--- begin Dataset excerpts ---

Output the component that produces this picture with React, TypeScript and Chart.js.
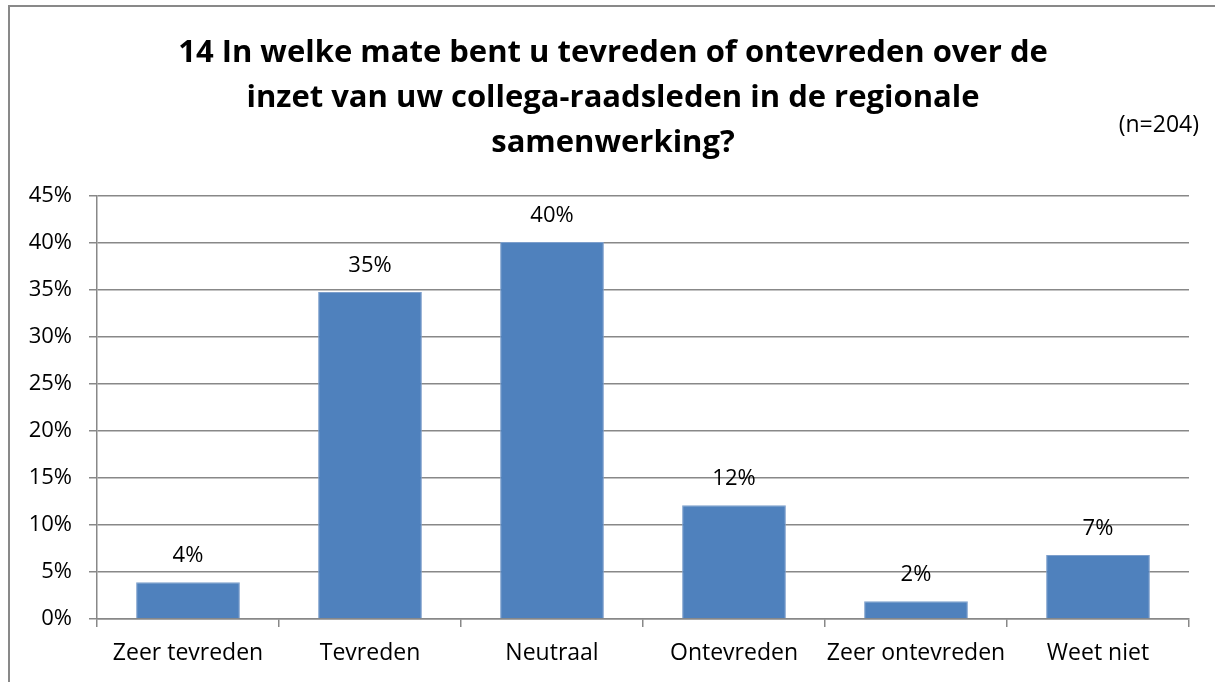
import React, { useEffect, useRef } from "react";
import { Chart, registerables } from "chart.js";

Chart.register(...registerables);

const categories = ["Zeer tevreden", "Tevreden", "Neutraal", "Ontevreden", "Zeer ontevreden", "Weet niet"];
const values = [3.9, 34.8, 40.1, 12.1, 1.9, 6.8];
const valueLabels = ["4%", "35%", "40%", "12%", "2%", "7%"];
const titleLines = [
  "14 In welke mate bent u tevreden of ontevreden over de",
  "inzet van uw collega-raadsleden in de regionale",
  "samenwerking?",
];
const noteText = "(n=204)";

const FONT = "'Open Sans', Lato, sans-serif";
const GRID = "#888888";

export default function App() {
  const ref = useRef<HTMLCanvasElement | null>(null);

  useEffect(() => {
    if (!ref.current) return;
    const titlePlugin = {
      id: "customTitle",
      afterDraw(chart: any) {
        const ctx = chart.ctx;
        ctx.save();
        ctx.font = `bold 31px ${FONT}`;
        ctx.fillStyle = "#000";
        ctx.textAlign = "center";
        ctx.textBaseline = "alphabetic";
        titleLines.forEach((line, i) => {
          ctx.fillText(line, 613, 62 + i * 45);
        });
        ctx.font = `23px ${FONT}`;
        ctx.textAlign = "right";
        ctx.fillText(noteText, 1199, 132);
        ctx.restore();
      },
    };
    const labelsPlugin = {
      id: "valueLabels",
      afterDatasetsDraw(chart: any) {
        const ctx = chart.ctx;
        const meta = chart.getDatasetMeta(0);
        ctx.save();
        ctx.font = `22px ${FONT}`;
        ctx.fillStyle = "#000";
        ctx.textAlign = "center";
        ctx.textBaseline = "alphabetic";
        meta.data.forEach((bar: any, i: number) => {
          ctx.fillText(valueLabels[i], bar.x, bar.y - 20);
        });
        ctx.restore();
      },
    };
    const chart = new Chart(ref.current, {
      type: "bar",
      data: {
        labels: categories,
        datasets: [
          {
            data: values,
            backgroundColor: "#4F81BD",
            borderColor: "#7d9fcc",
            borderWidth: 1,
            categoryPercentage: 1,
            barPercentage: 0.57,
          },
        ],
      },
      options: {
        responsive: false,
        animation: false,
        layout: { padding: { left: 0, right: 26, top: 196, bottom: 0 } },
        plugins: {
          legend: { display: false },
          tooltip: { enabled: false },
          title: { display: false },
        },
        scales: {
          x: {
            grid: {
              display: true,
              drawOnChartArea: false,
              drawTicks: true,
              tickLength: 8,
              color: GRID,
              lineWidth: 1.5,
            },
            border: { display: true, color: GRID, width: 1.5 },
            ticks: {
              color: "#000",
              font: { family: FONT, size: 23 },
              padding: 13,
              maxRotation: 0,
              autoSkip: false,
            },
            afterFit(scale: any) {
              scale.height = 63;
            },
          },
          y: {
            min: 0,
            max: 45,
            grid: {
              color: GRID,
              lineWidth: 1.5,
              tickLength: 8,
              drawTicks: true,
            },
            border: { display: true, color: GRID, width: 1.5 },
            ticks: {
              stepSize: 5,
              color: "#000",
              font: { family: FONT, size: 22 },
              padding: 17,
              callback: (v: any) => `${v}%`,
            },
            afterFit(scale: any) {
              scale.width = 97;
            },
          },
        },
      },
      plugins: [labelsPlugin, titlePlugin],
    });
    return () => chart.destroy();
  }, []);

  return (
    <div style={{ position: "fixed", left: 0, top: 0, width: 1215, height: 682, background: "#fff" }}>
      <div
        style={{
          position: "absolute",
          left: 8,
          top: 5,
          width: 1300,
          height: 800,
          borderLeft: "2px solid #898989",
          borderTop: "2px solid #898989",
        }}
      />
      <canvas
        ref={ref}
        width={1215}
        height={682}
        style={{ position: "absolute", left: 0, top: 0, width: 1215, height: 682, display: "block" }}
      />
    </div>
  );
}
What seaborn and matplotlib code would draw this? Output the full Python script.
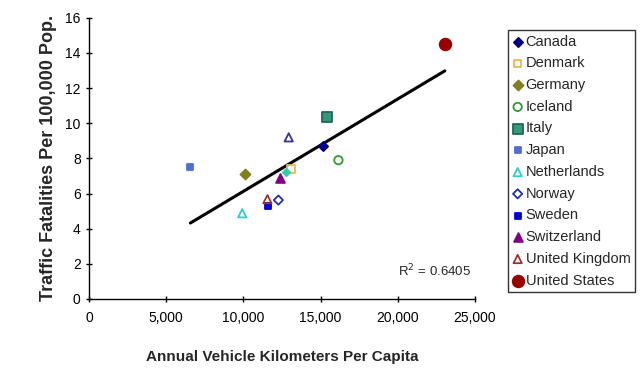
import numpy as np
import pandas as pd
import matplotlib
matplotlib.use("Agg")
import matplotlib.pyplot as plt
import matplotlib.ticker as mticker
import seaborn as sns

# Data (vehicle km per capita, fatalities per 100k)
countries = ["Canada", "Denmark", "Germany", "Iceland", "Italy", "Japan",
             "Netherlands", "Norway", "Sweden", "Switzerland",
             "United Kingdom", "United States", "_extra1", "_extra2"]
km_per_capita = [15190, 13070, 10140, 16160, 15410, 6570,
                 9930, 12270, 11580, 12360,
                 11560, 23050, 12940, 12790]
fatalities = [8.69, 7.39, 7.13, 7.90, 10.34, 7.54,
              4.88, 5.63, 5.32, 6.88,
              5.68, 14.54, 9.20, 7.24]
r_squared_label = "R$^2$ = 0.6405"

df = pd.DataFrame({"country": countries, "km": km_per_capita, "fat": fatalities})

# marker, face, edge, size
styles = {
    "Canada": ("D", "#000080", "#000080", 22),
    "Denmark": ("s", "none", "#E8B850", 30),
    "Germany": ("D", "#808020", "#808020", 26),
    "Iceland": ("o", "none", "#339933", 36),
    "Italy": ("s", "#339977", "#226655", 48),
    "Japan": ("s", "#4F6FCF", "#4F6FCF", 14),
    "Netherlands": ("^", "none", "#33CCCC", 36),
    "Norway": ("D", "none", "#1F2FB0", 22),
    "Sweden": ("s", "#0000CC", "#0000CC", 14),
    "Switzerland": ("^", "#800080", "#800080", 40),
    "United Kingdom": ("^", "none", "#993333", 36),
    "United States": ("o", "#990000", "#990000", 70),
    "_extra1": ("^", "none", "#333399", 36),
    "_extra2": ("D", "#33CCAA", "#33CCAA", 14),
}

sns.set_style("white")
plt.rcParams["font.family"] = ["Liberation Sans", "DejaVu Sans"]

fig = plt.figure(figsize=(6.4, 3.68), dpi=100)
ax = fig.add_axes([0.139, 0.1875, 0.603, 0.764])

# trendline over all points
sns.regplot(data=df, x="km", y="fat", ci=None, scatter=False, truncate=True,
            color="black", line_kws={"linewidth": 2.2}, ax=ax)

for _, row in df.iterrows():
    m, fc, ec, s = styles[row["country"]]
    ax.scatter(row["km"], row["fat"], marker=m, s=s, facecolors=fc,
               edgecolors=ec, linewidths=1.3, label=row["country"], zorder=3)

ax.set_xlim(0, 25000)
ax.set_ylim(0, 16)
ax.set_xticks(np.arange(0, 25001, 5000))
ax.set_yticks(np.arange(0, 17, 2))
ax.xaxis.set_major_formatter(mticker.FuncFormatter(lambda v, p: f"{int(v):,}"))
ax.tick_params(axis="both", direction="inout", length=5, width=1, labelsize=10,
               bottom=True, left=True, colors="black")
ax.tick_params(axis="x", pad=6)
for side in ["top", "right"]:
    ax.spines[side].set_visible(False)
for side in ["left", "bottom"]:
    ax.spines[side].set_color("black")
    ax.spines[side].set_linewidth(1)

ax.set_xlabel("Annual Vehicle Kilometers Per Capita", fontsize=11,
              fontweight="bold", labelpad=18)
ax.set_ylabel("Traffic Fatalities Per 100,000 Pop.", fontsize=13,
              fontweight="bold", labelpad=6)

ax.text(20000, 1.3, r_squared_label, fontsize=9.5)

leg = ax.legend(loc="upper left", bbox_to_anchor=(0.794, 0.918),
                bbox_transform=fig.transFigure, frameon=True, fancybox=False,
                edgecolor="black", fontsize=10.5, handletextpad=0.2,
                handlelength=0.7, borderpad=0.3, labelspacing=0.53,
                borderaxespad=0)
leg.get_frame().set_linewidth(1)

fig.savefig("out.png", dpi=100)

--- end Dataset excerpts ---

**Exercise:**
Write out every line of the listing that holds the word "matplotlib".

**Task output:**
What seaborn and matplotlib code would draw this? Output the full Python script.
import matplotlib
matplotlib.use("Agg")
import matplotlib.pyplot as plt
import matplotlib.ticker as mticker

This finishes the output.